§ Aim of the task
Your copy of the material below should match it exactly, except that it holds no pictures.

§ Data excerpt

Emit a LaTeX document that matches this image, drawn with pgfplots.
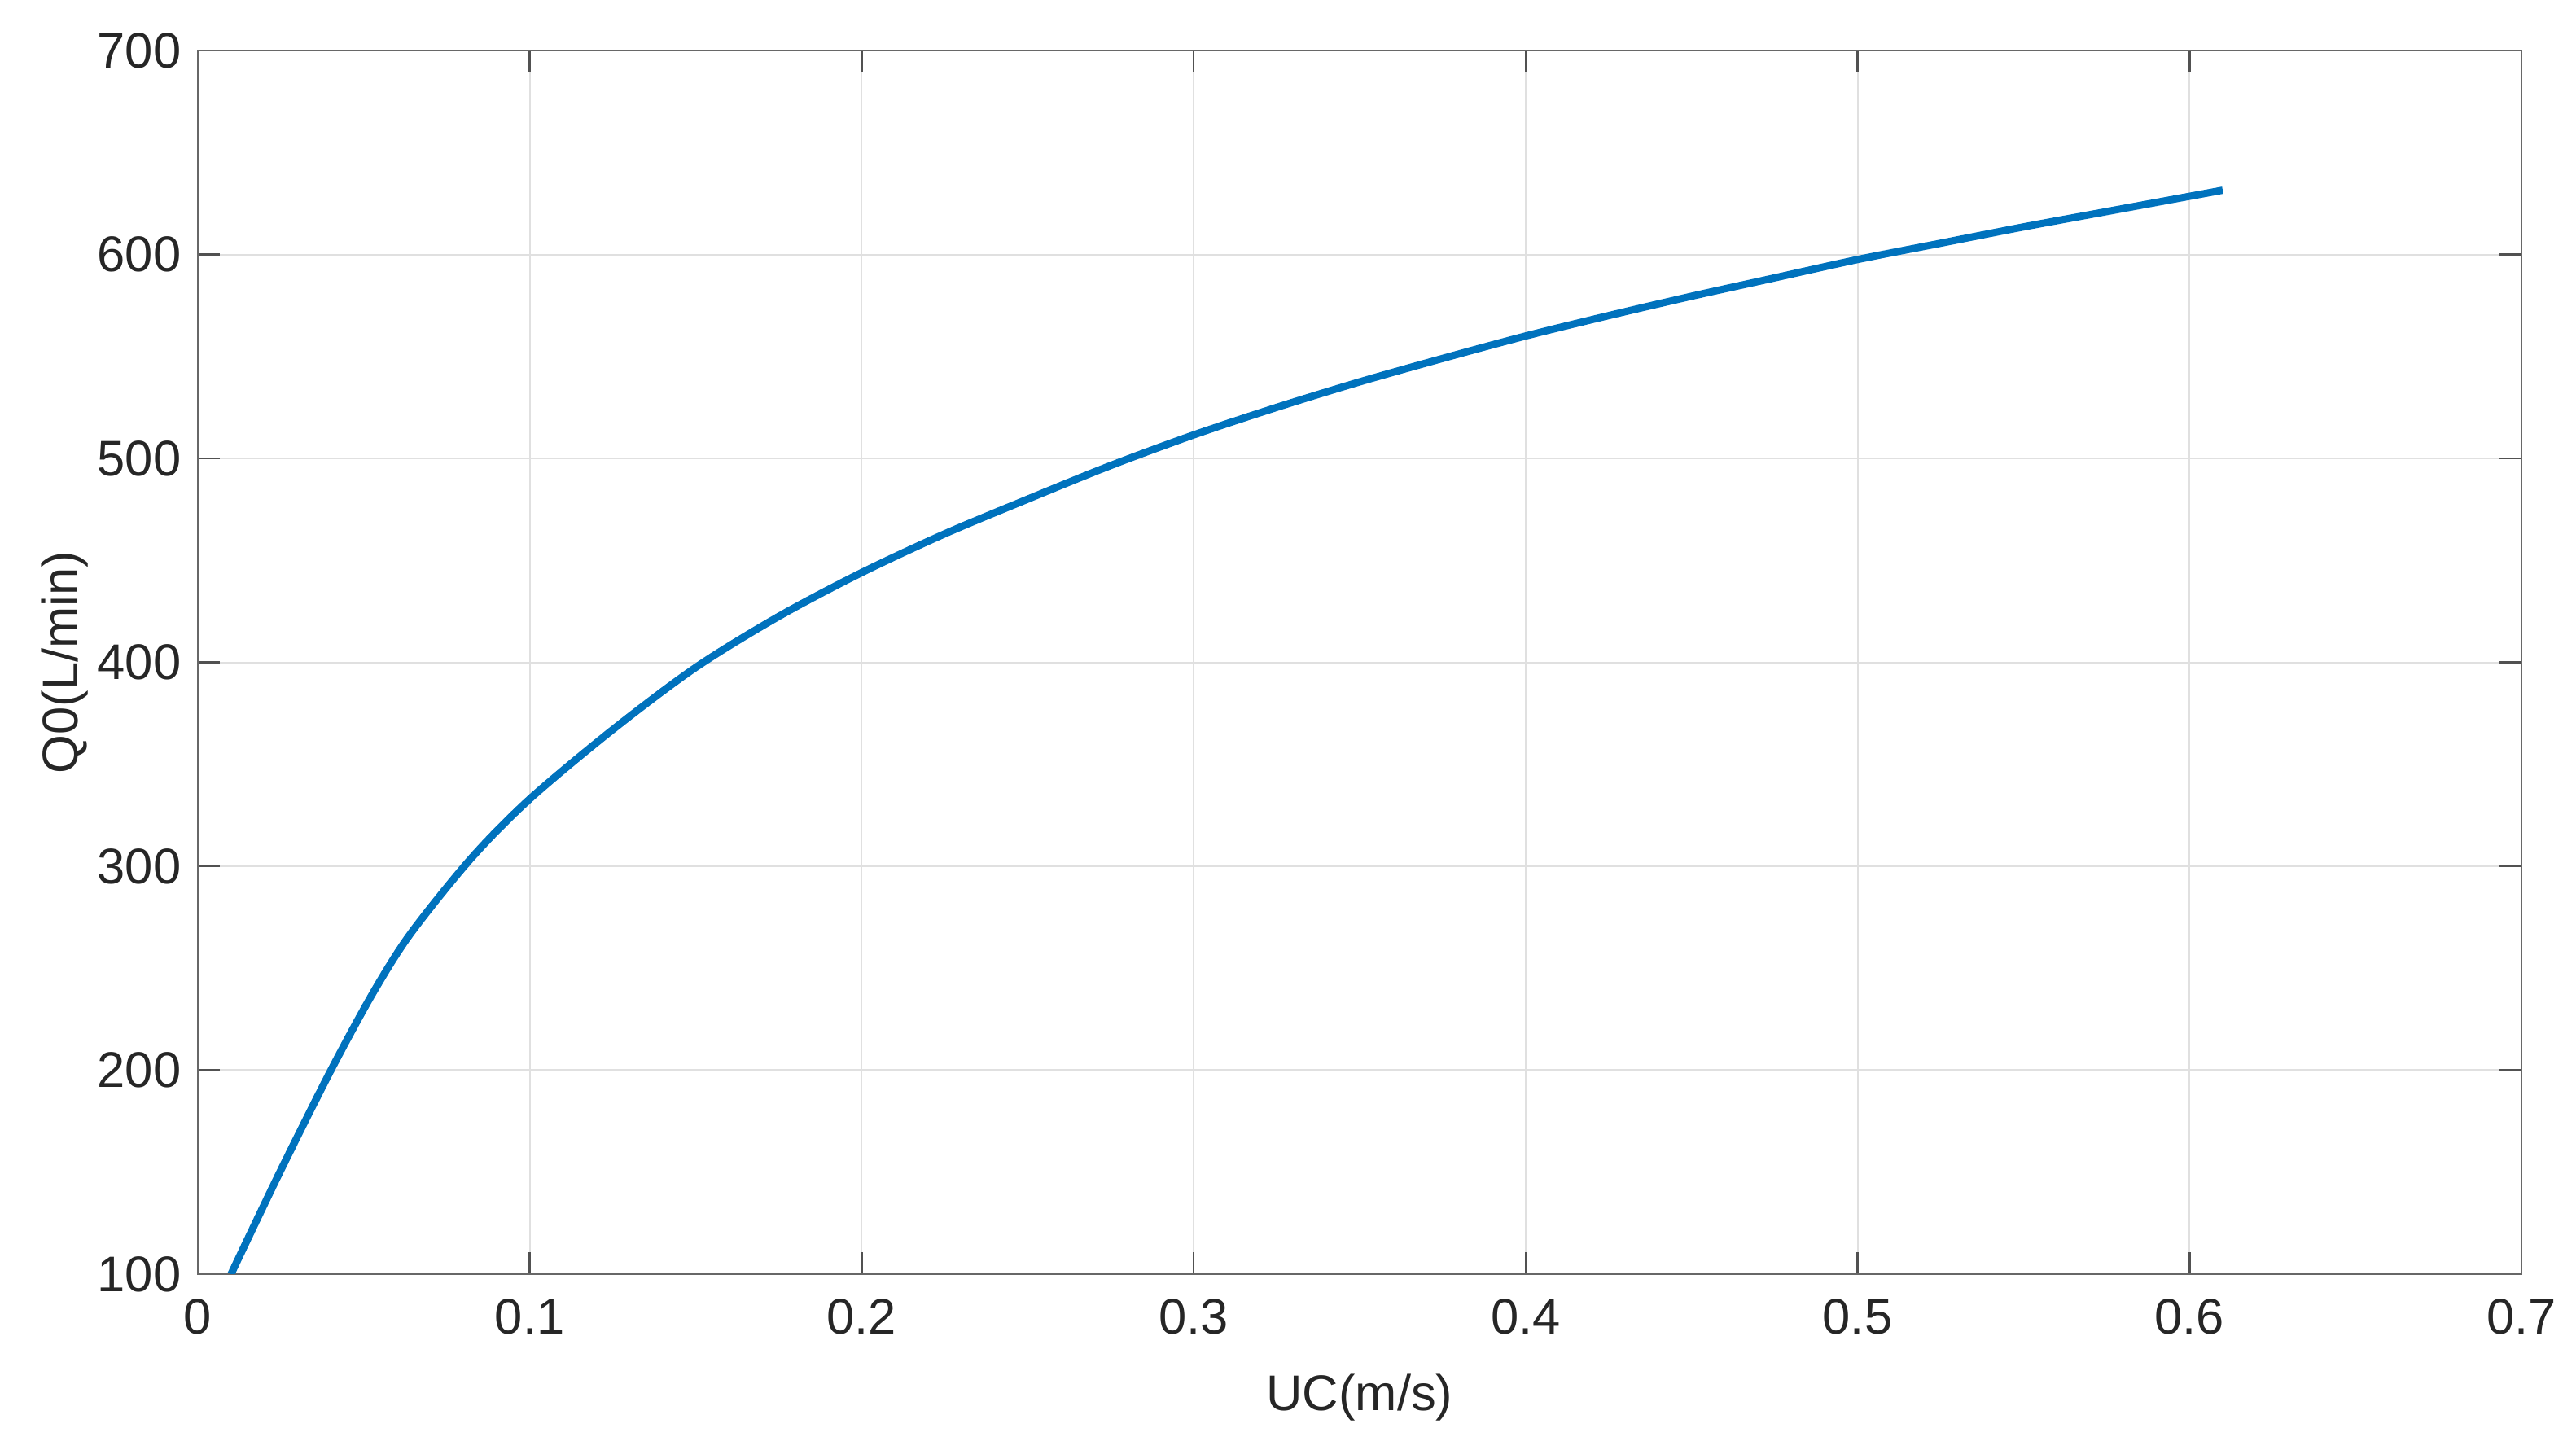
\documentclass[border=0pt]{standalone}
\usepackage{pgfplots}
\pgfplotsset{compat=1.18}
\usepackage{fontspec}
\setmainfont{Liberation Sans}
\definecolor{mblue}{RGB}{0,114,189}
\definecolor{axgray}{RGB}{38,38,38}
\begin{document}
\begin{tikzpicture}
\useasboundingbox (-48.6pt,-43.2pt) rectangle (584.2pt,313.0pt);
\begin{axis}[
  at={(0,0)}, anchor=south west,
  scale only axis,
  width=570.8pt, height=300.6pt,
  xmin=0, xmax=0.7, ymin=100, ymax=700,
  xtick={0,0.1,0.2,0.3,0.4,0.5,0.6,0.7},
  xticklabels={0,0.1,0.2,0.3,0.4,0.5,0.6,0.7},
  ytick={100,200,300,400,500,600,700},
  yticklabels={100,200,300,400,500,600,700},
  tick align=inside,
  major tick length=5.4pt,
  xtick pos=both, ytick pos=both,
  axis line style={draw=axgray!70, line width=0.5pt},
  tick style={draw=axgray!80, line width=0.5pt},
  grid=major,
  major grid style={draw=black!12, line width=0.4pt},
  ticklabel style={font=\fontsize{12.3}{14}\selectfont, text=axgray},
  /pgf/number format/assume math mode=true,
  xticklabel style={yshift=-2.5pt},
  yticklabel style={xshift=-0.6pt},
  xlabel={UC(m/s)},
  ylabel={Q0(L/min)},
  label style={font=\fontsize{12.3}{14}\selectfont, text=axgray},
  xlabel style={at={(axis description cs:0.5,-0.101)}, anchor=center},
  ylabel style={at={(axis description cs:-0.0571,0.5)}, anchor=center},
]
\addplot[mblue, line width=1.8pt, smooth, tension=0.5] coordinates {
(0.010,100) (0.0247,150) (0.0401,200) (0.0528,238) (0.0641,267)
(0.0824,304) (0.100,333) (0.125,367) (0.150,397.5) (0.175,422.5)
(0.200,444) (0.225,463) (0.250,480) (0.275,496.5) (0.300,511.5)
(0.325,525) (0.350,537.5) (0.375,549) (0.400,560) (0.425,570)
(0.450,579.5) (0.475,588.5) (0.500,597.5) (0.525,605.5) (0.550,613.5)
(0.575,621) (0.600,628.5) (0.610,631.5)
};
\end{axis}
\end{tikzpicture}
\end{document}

§ Task solution
Emit a LaTeX document that matches this image, drawn with pgfplots.
\documentclass[border=0pt]{standalone}
\usepackage{pgfplots}
\pgfplotsset{compat=1.18}
\usepackage{fontspec}
\setmainfont{Liberation Sans}
\definecolor{mblue}{RGB}{0,114,189}
\definecolor{axgray}{RGB}{38,38,38}
\begin{document}
\begin{tikzpicture}
\useasboundingbox (-48.6pt,-43.2pt) rectangle (584.2pt,313.0pt);
\begin{axis}[
  at={(0,0)}, anchor=south west,
  scale only axis,
  width=570.8pt, height=300.6pt,
  xmin=0, xmax=0.7, ymin=100, ymax=700,
  xtick={0,0.1,0.2,0.3,0.4,0.5,0.6,0.7},
  xticklabels={0,0.1,0.2,0.3,0.4,0.5,0.6,0.7},
  ytick={100,200,300,400,500,600,700},
  yticklabels={100,200,300,400,500,600,700},
  tick align=inside,
  major tick length=5.4pt,
  xtick pos=both, ytick pos=both,
  axis line style={draw=axgray!70, line width=0.5pt},
  tick style={draw=axgray!80, line width=0.5pt},
  grid=major,
  major grid style={draw=black!12, line width=0.4pt},
  ticklabel style={font=\fontsize{12.3}{14}\selectfont, text=axgray},
  /pgf/number format/assume math mode=true,
  xticklabel style={yshift=-2.5pt},
  yticklabel style={xshift=-0.6pt},
  xlabel={UC(m/s)},
  ylabel={Q0(L/min)},
  label style={font=\fontsize{12.3}{14}\selectfont, text=axgray},
  xlabel style={at={(axis description cs:0.5,-0.101)}, anchor=center},
  ylabel style={at={(axis description cs:-0.0571,0.5)}, anchor=center},
]
\addplot[mblue, line width=1.8pt, smooth, tension=0.5] coordinates {
(0.010,100) (0.0247,150) (0.0401,200) (0.0528,238) (0.0641,267)
(0.0824,304) (0.100,333) (0.125,367) (0.150,397.5) (0.175,422.5)
(0.200,444) (0.225,463) (0.250,480) (0.275,496.5) (0.300,511.5)
(0.325,525) (0.350,537.5) (0.375,549) (0.400,560) (0.425,570)
(0.450,579.5) (0.475,588.5) (0.500,597.5) (0.525,605.5) (0.550,613.5)
(0.575,621) (0.600,628.5) (0.610,631.5)
};
\end{axis}
\end{tikzpicture}
\end{document}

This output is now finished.